My “ties” are simply 2 pieces cut out using the belt pattern from the same vintage McCall’s I used for the sleeves. I sewed the ties onto the side seams at a slight angle downwards, just where the bust/lower bodice come together, so that they slope to where I want them to be tied – at the waist.
It’s so fun to achieve the vintage look I was hoping for, and more so to have it work for me well enough to love it on myself, too. I can understand and appreciate people of a past era better when I can dress in their clothes, read about what they lived through, and listen to their music.
Speaking of music, it’s amazing how well the music of the 30’s speaks so loudly about what the attitude and outlook was for each year. Who would’ve thought the song “Brother, Can You Spare a Dime?”, from 1931, would by 1936 eventually give way to songs with the titles of “I’m Shootin’ High”, or even “With Plenty of Money and You” (Dick Powell and Victor Young’s Orchestra). I can see myself putting on this outfit in 1936 and wanting to go out, spend a little money and have a good time, maybe even do some dancing.

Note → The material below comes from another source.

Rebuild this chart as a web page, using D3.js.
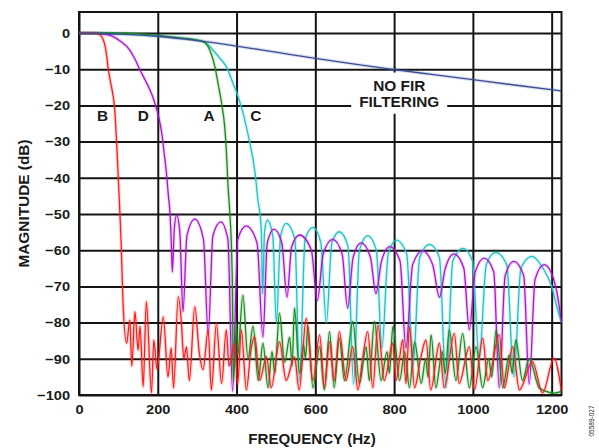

Even though “Marie” by Tommy Dorsey is hands down my favorite song of the year 1936, I had to name my post after Cole Porter’s classic “It’s De-Lovely” – it was Porter’s year of a line of hit songs. Please take a gander and click on these links to a few more of my favorite songs from 1936: “Goody Goody” , “Stompin’ at the Savoy” , and finally “I’m an Old Cowhand” by Johnny Mercer, from the movie Rhythm on the Range.
Our pictures were taken at an amazing 1930 era building, only a stone’s throw from the house. The building is at a busy corner, in a very distinctive Deco style, and is well maintained as well, which is good for the neighborhood and for us, too! The side entrance has a decorative lintel above that perfectly frames and appropriately dates my 1936 outfit.
My necklace is ‘1928’ modern vintage brand, but it matches perfectly with my 1930’s old original screw-back earrings. The earrings were a lucky antique store find (on me at left).
Be it antique earrings or clothing fashions, the attention to detail and timeless styling of things from the 30’s never cease to amaze me.